HEIDELBERG, West Germany — For 600 years, Heidelberg has been Germany's leading university, the breeding place of philosophers, physicists and fraternity men given to dueling with sabers.
To many, Heidelberg is associated with carousing undergraduates, as in the Sigmund Romberg operetta "The Student Prince." But as the university observes its sixth centenary this year, its academic leadership is looking not back to the romantic past but ahead to education in the 21st Century.
The faculty treasures its association with the academic giants of the past, but the emphasis today is on advanced areas of knowledge--molecular biology, nuclear physics, medical research. The dueling saber has given way to the laser spectrometer.
"Sure, there were student dueling societies here," administrator Michael Schwarz told a recent visitor. "We still have the fraternities, the Burschenschaften, but there are only a small number left, and if the members still occasionally duel, they keep their activities hidden."
Schwarz pointed to an ambitious program of academic events scheduled for the anniversary year, culminating in a Founder's Day ceremony on Oct. 18. There will be congresses, symposiums, concerts, theatrical performances, exhibitions, lectures and sporting events. The theme will be "From Tradition Into the Future."
The university rector, Gisbeit Freiherr zu Putlitz, a renowned solid-state physicist who has worked at the Los Alamos National Laboratory in New Mexico, said: "For 600 years, the university has proved its vitality and its strength to survive. This anniversary should be the propellant for the scientific development in all the fields to meet the challenges of the future."
Toward that end, Putlitz has placed special emphasis on research in such fields as molecular biology and cancer research, and he has tied the university in with innovative private corporations in the economically progressive state of Baden-Wuerttemberg.
"In this way," he said, "the impact of new ideas and methods from the outside is as significant as the traditional continuity of thought and wisdom."
The rector pointed out that Heidelberg has 18 separate faculties with more than 120 institutes and other academic facilities in fields ranging from archeology to zoology, from ancient history to physics, from anesthesiology to Oriental studies and from American studies to mathematics.
There are about 28,000 students at Heidelberg, divided between two campus areas: the humanities, in the handsome, colorful Old Town, and the sciences, across the Neckar River in a postwar complex of modern buildings and laboratories.
The university's motto is Semper apertus, "Always Open," and it has never closed its doors.
It all began on Oct. 23, 1385, when Pope Urban VI signed a papal bull establishing the institution. A year later the first class was held--on Aristotle's writings.
Over the years, Heidelberg has often been a center of political and religious controversy. It was founded during the Great Schism, when the Roman Catholic Church was struggling under two rival popes. Later, at the time of the Reformation, it was contested by Catholics and Protestants. In 1518, Martin Luther read his theses, which were to become the bases of the Reformation, in a square at Heidelberg.

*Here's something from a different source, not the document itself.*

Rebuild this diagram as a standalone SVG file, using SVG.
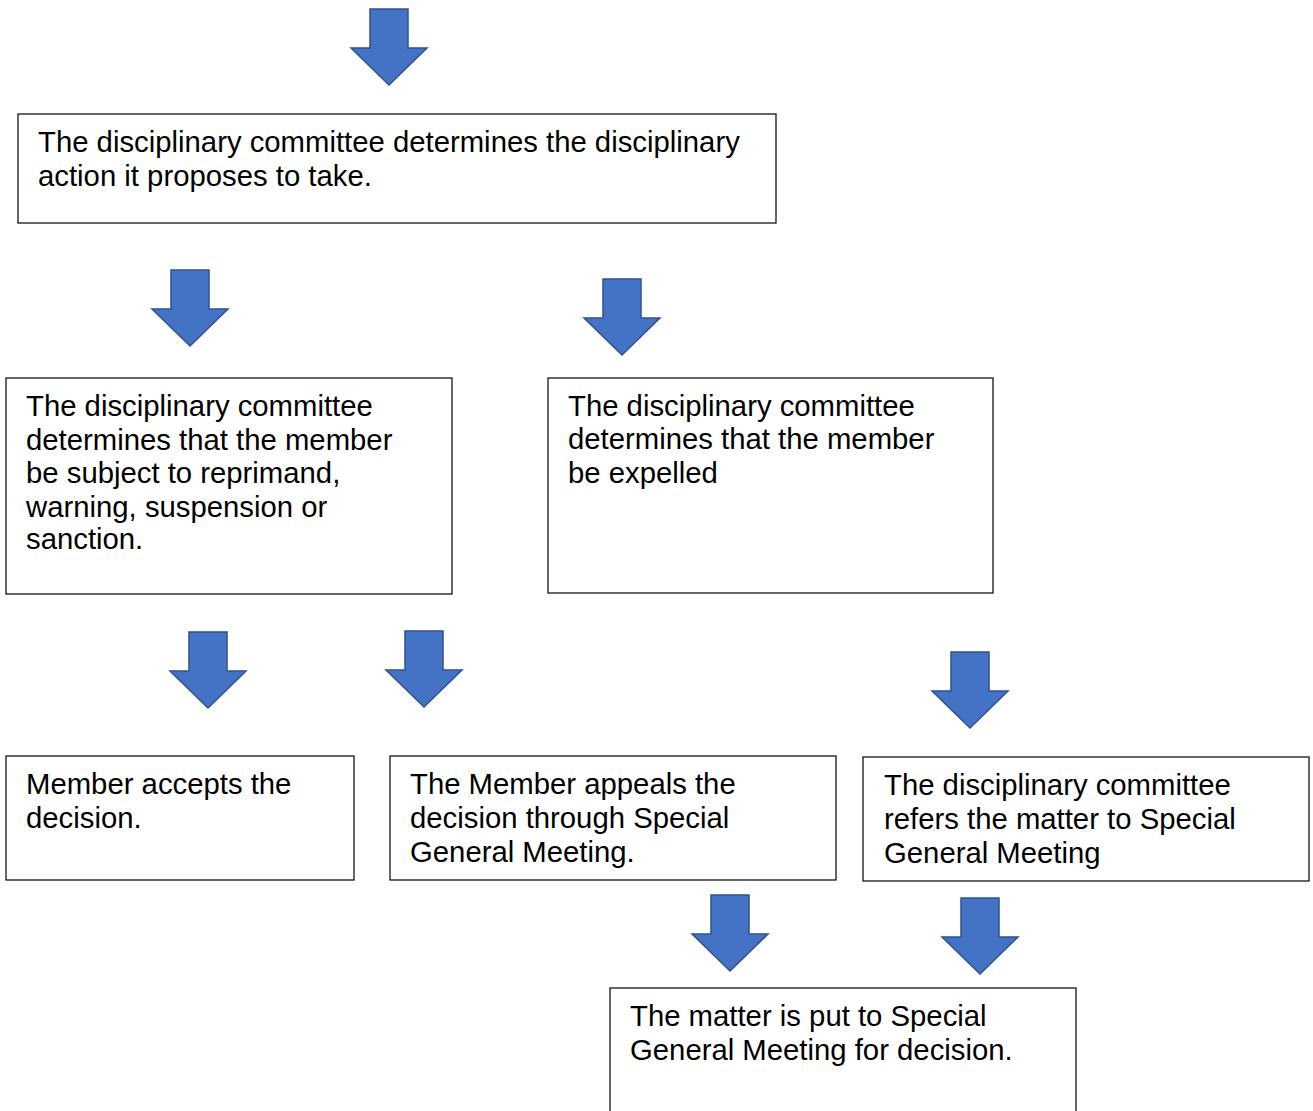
<svg xmlns="http://www.w3.org/2000/svg" width="1313" height="1111" viewBox="0 0 1313 1111">
<style>
.box{fill:#fff;stroke:#000;stroke-width:1.2}
.t{font-family:"Liberation Sans",Arial,sans-serif;font-size:29.3px;fill:#000}
.arr{fill:#4472C4;stroke:#2F528F;stroke-width:1.5}
</style>
<defs>
<path id="da" d="M-19,0 H19 V39 H38 L0,76 L-38,39 H-19 Z"/>
</defs>
<g id="connectors">
<use href="#da" class="arr" x="389" y="9"/>
<use href="#da" class="arr" x="190" y="270"/>
<use href="#da" class="arr" x="622" y="279"/>
<use href="#da" class="arr" x="208" y="632"/>
<use href="#da" class="arr" x="424" y="631"/>
<use href="#da" class="arr" x="970" y="652"/>
<use href="#da" class="arr" x="730" y="895"/>
<use href="#da" class="arr" x="980" y="898"/>
</g>
<g id="nodeA">
<rect class="box" x="18" y="114" width="758" height="109"/>
<text class="t" x="38" y="152">The disciplinary committee determines the disciplinary</text>
<text class="t" x="38" y="186">action it proposes to take.</text>
</g>
<g id="nodeB">
<rect class="box" x="6" y="378" width="446" height="216"/>
<text class="t" x="26" y="416">The disciplinary committee</text>
<text class="t" x="26" y="450">determines that the member</text>
<text class="t" x="26" y="483">be subject to reprimand,</text>
<text class="t" x="26" y="517">warning, suspension or</text>
<text class="t" x="26" y="549">sanction.</text>
</g>
<g id="nodeC">
<rect class="box" x="548" y="378" width="445" height="215"/>
<text class="t" x="568" y="416">The disciplinary committee</text>
<text class="t" x="568" y="449">determines that the member</text>
<text class="t" x="568" y="483">be expelled</text>
</g>
<g id="nodeD">
<rect class="box" x="6" y="756" width="348" height="124"/>
<text class="t" x="26" y="794">Member accepts the</text>
<text class="t" x="26" y="828">decision.</text>
</g>
<g id="nodeE">
<rect class="box" x="390" y="756" width="446" height="124"/>
<text class="t" x="410" y="794">The Member appeals the</text>
<text class="t" x="410" y="828">decision through Special</text>
<text class="t" x="410" y="862">General Meeting.</text>
</g>
<g id="nodeF">
<rect class="box" x="863" y="757" width="446" height="124"/>
<text class="t" x="884" y="795">The disciplinary committee</text>
<text class="t" x="884" y="829">refers the matter to Special</text>
<text class="t" x="884" y="863">General Meeting</text>
</g>
<g id="nodeG">
<rect class="box" x="610" y="988" width="466" height="140"/>
<text class="t" x="630" y="1026">The matter is put to Special</text>
<text class="t" x="630" y="1060">General Meeting for decision.</text>
</g>
</svg>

At the time of the Thirty Years' War, in the first half of the 17th Century, some of the university's most precious books were taken from its library and moved to the Vatican. The city was razed by the French armY in 1693, but it was rebuilt, and today the oldest standing building dates from the reconstruction period.
In the late 17th and early 18th centuries the institution flourished. Wolfgang von Goethe took a room here to write poetry; philosopher Georg Hegel, the intellectual stepfather of Marxism and existentialism, was on the faculty; Robert Wilhelm von Bunsen, inventor of the Bunsen burner, taught chemistry here.
And the dueling societies were formed. Their members wore distinctive caps and scarfs--and scars as a badge of their manhood--and they dueled with foil and epee as well as the saber.
By the late 19th Century, Heidelberg's medical faculty had become world-renowned, producing such scholars as Ludolf Krehl; Albrecht Kossel, who won a Nobel Prize in 1910; and Otto Fritz Meyerhof, who won a Nobel in 1922. It was the university's excellence in medicine that led to the establishment of the largest hospital complex in the country and the German Cancer Research Institute.
The university claims five other Nobel laureates: physicists Walther Bothe, J. H. D. Jensen and Philipp von Lenard, and chemists Georg Wittig and Richard Kuhn. In the humanities, sociologist Max Weber and philosopher Karl Jaspers have added to the university's 20th-Century luster.